---------- Supplied material

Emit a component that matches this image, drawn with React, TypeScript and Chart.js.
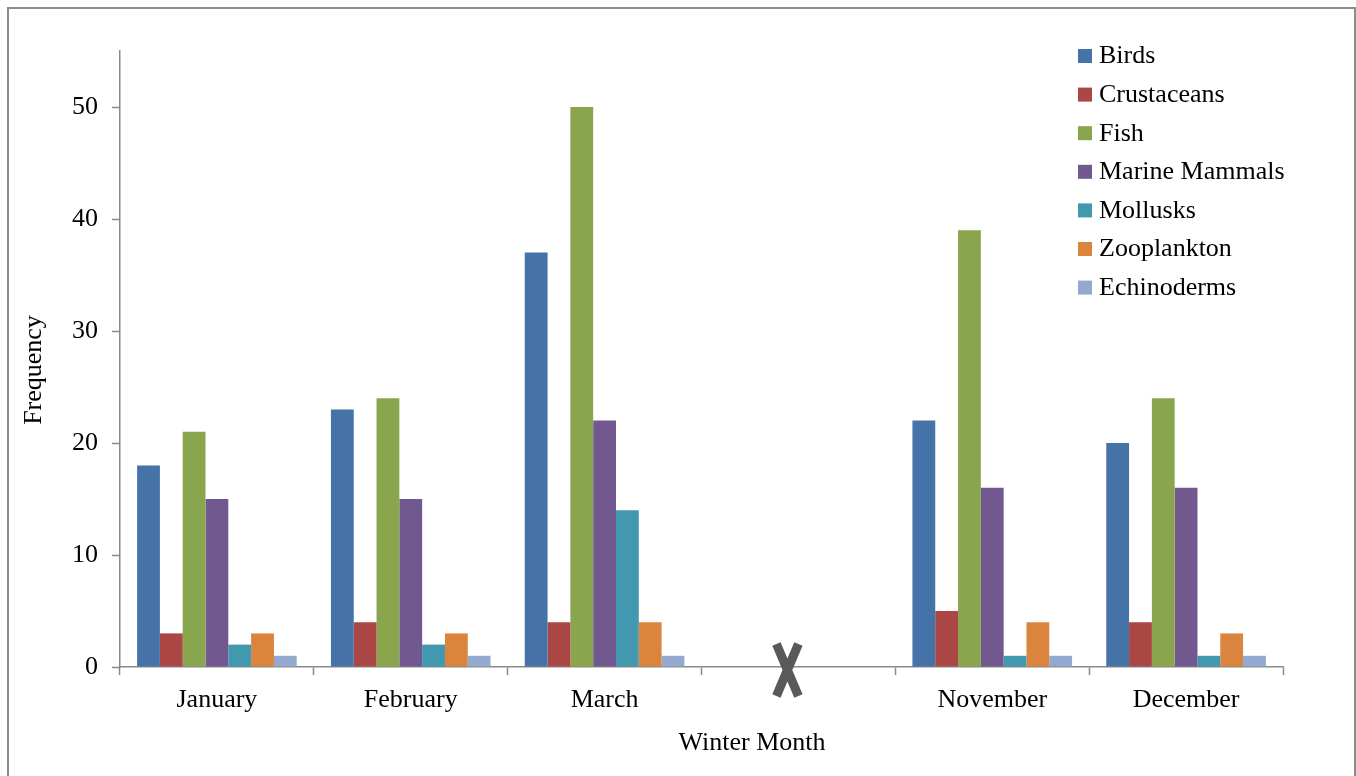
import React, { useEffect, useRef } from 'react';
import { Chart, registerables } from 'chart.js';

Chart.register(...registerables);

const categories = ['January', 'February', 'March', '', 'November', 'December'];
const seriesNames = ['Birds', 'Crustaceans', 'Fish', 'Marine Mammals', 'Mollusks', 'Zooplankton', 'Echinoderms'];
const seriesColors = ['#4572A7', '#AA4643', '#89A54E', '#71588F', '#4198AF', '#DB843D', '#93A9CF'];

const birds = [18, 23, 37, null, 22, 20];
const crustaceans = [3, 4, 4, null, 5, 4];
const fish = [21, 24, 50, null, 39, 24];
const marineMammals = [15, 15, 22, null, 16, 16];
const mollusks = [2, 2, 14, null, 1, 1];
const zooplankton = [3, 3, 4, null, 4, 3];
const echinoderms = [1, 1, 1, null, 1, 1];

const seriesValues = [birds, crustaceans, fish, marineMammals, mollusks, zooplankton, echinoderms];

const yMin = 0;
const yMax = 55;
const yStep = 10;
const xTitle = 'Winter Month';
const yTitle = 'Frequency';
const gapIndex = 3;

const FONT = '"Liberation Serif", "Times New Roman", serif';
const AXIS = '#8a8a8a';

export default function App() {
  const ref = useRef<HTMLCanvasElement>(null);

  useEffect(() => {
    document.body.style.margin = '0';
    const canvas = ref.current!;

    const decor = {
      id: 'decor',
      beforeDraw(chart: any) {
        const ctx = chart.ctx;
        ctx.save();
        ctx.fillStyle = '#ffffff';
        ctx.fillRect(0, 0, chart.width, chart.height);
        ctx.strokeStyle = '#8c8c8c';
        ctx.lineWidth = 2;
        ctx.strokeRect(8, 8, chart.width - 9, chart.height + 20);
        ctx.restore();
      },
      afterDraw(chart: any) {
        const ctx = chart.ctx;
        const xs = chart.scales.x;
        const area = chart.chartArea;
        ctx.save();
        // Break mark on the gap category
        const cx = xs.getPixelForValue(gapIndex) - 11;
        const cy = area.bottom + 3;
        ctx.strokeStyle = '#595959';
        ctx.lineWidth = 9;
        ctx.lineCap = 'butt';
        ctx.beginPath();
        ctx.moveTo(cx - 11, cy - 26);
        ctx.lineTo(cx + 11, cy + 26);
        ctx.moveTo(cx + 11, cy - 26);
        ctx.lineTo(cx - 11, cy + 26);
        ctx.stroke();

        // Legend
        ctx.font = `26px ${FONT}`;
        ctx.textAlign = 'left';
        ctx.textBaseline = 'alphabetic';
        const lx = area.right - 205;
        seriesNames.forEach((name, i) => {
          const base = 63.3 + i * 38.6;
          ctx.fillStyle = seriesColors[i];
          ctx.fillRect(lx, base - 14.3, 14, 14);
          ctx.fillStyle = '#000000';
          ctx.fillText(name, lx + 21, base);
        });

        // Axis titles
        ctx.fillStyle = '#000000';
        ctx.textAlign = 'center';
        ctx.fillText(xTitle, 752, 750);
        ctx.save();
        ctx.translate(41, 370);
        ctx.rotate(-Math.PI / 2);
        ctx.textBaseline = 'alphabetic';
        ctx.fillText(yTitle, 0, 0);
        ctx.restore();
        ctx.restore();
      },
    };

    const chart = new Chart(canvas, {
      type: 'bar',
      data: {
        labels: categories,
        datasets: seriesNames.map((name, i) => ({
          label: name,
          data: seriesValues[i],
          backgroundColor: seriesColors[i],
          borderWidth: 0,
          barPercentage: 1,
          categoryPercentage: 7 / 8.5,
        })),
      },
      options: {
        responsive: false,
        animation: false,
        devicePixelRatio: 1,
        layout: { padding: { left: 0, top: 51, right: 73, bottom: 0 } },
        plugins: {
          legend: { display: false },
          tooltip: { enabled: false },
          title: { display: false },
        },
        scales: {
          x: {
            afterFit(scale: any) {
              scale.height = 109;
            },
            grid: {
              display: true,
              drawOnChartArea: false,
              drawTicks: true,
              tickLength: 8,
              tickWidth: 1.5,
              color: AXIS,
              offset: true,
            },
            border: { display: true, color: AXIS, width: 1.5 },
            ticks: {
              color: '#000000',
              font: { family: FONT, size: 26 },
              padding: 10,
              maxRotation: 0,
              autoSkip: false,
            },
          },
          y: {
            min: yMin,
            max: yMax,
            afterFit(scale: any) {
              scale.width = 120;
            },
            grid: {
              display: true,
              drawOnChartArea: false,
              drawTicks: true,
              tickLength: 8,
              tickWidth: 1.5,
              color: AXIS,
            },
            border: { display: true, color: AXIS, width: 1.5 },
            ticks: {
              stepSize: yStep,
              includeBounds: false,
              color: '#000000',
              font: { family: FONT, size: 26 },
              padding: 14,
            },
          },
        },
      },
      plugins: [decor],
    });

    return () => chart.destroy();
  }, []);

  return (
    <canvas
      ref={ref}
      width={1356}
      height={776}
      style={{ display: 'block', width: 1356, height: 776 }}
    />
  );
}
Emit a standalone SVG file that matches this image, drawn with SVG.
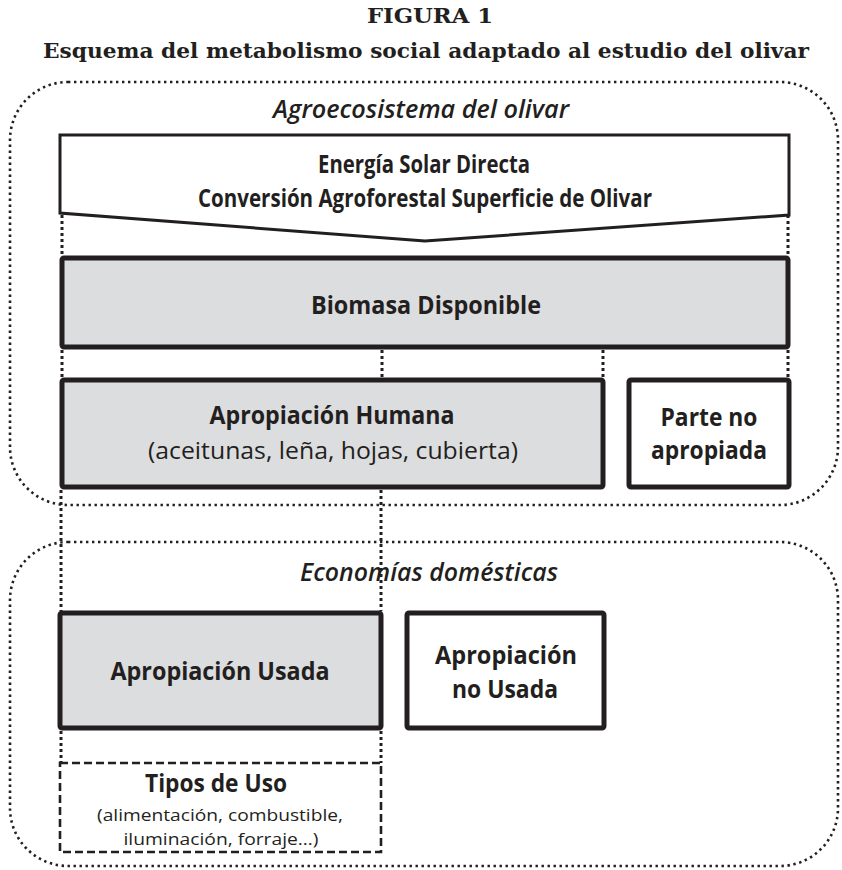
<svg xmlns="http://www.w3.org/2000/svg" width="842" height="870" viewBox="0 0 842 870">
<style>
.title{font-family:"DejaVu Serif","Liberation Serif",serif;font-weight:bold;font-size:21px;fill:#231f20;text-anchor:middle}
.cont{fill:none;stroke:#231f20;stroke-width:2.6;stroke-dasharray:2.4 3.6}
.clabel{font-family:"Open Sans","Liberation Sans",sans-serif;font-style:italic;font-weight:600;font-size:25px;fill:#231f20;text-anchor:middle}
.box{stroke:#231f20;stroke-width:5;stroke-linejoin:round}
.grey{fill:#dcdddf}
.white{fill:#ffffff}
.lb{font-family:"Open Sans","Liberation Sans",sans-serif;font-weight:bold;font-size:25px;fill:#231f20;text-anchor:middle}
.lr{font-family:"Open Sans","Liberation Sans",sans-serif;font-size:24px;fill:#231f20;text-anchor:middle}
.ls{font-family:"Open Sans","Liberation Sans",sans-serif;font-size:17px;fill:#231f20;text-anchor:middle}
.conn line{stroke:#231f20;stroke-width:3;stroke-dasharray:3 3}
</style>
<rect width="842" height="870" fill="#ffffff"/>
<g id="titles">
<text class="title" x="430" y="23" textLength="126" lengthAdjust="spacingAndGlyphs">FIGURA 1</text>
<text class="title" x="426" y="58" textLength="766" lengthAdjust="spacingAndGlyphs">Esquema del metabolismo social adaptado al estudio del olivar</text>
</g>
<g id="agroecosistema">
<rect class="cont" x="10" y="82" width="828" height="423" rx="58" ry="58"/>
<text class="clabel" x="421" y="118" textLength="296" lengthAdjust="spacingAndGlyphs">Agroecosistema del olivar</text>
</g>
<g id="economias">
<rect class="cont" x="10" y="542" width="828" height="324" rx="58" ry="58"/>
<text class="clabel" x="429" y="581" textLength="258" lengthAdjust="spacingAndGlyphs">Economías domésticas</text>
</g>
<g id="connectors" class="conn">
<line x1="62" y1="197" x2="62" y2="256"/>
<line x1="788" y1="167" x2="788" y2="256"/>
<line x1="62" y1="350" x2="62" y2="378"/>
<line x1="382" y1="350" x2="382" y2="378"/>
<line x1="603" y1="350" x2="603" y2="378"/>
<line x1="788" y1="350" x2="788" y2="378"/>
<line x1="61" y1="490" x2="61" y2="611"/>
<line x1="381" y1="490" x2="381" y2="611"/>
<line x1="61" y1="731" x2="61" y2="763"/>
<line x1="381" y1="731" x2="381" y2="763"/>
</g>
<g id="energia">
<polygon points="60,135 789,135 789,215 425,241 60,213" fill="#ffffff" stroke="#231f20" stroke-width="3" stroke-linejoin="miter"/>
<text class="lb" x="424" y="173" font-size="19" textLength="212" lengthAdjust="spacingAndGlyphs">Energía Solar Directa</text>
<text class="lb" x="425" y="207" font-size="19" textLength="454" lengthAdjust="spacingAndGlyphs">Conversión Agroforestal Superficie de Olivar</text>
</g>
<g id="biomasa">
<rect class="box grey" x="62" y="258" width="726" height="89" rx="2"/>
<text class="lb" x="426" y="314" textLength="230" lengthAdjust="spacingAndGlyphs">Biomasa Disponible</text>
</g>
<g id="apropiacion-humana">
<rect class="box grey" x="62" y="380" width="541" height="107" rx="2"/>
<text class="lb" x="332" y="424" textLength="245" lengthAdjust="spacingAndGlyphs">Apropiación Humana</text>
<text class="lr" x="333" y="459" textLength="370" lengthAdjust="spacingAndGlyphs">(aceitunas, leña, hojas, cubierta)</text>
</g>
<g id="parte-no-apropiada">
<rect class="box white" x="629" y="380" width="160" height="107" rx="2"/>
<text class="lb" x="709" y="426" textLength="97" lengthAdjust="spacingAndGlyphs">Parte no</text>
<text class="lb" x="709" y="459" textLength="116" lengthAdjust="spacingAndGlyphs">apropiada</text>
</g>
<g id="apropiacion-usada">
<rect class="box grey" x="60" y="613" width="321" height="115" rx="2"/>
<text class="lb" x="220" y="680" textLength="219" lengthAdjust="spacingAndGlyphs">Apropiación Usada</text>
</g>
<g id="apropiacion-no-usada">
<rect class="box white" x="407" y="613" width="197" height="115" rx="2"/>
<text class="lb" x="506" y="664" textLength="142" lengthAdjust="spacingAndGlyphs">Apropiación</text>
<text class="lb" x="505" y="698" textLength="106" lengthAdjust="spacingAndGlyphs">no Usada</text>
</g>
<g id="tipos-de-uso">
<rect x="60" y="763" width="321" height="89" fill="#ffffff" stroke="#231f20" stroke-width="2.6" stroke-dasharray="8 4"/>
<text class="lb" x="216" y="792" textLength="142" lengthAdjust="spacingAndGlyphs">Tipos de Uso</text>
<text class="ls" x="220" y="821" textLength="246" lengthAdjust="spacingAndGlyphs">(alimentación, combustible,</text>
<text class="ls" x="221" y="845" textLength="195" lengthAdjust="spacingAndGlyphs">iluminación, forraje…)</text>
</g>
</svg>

--------------------

Begin at the first line of the records and please reproduce every line exactly through the one containing "Chart.register(...registerables);", leaving all pictures out.

Emit a component that matches this image, drawn with React, TypeScript and Chart.js.
import React, { useEffect, useRef } from 'react';
import { Chart, registerables } from 'chart.js';

Chart.register(...registerables);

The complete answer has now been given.